> **Data shown**:
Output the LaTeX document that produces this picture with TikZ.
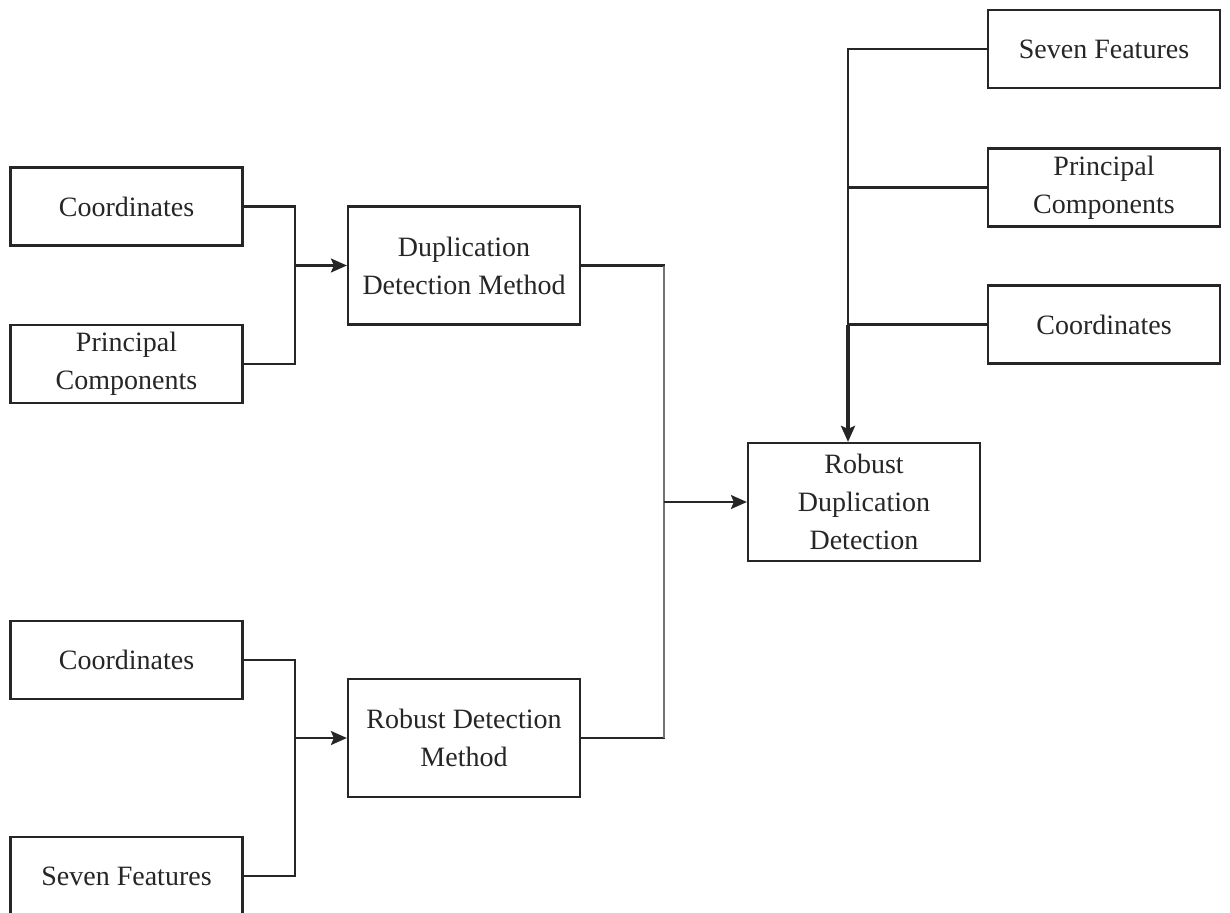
\documentclass[tikz,border=0pt]{standalone}
\usepackage{fontspec}
\setmainfont{Liberation Serif}
\usetikzlibrary{arrows.meta}
\begin{document}
\begin{tikzpicture}[x=0.5pt,y=-0.5pt,
  box/.style={draw=black!85,line width=1.1pt,fill=white,align=center,inner sep=0pt,
    text=black!85,font=\fontsize{14pt}{19pt}\selectfont},
  sbox/.style={box,minimum width=116pt,minimum height=39pt},
  bbox/.style={box,minimum width=116pt,minimum height=59pt},
  wire/.style={draw=black!85,line width=1.1pt},
  arr/.style={wire,-{Stealth[length=8pt,width=7pt,inset=1.5pt]}}]
\useasboundingbox (0,0) rectangle (1230,912);
\begin{scope}
\clip (0,0) rectangle (1230,912);
\node[sbox] (c1) at (126.5,206.5) {Coordinates};
\node[sbox] (p1) at (126.5,364) {Principal\\Components};
\node[bbox] (ddm) at (464,265.5) {Duplication\\Detection Method};
\node[sbox] (c2) at (126.5,660) {Coordinates};
\node[sbox] (s2) at (126.5,876) {Seven Features};
\node[bbox] (rdm) at (464,738) {Robust Detection\\Method};
\node[bbox] (rdd) at (864,502) {Robust\\Duplication\\Detection};
\node[sbox] (s3) at (1104,49) {Seven Features};
\node[sbox] (p3) at (1104,187.5) {Principal\\Components};
\node[sbox] (c3) at (1104,324.5) {Coordinates};

\coordinate (j1) at (295,265.5);
\coordinate (j2) at (664,502);
\coordinate (j3) at (295,738);
\coordinate (j4) at (848,324.5);

\draw[wire] (c1.east) -| (j1) |- (p1.east);
\draw[arr] (j1) -- (ddm.west);
\draw[wire] (c2.east) -| (j3) |- (s2.east);
\draw[arr] (j3) -- (rdm.west);
\draw[wire] (ddm.east) -| (j2);
\draw[wire] (j2) |- (rdm.east);
\draw[wire,draw=black!55] (ddm.east -| j2) -- (j2 |- rdm.east);
\draw[arr] (j2) -- (rdd.west);
\draw[wire] (s3.west) -| (j4);
\draw[wire] (p3.west) -- (p3.west -| j4);
\draw[wire] (c3.west) -- (j4);
\draw[arr,line width=1.8pt] (j4) -- (j4 |- rdd.north);
\end{scope}
\end{tikzpicture}
\end{document}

> **Instructions for the task**: Write out each line of the data exactly; the images should be left out.

> **Solution**:
Output the LaTeX document that produces this picture with TikZ.
\documentclass[tikz,border=0pt]{standalone}
\usepackage{fontspec}
\setmainfont{Liberation Serif}
\usetikzlibrary{arrows.meta}
\begin{document}
\begin{tikzpicture}[x=0.5pt,y=-0.5pt,
  box/.style={draw=black!85,line width=1.1pt,fill=white,align=center,inner sep=0pt,
    text=black!85,font=\fontsize{14pt}{19pt}\selectfont},
  sbox/.style={box,minimum width=116pt,minimum height=39pt},
  bbox/.style={box,minimum width=116pt,minimum height=59pt},
  wire/.style={draw=black!85,line width=1.1pt},
  arr/.style={wire,-{Stealth[length=8pt,width=7pt,inset=1.5pt]}}]
\useasboundingbox (0,0) rectangle (1230,912);
\begin{scope}
\clip (0,0) rectangle (1230,912);
\node[sbox] (c1) at (126.5,206.5) {Coordinates};
\node[sbox] (p1) at (126.5,364) {Principal\\Components};
\node[bbox] (ddm) at (464,265.5) {Duplication\\Detection Method};
\node[sbox] (c2) at (126.5,660) {Coordinates};
\node[sbox] (s2) at (126.5,876) {Seven Features};
\node[bbox] (rdm) at (464,738) {Robust Detection\\Method};
\node[bbox] (rdd) at (864,502) {Robust\\Duplication\\Detection};
\node[sbox] (s3) at (1104,49) {Seven Features};
\node[sbox] (p3) at (1104,187.5) {Principal\\Components};
\node[sbox] (c3) at (1104,324.5) {Coordinates};

\coordinate (j1) at (295,265.5);
\coordinate (j2) at (664,502);
\coordinate (j3) at (295,738);
\coordinate (j4) at (848,324.5);

\draw[wire] (c1.east) -| (j1) |- (p1.east);
\draw[arr] (j1) -- (ddm.west);
\draw[wire] (c2.east) -| (j3) |- (s2.east);
\draw[arr] (j3) -- (rdm.west);
\draw[wire] (ddm.east) -| (j2);
\draw[wire] (j2) |- (rdm.east);
\draw[wire,draw=black!55] (ddm.east -| j2) -- (j2 |- rdm.east);
\draw[arr] (j2) -- (rdd.west);
\draw[wire] (s3.west) -| (j4);
\draw[wire] (p3.west) -- (p3.west -| j4);
\draw[wire] (c3.west) -- (j4);
\draw[arr,line width=1.8pt] (j4) -- (j4 |- rdd.north);
\end{scope}
\end{tikzpicture}
\end{document}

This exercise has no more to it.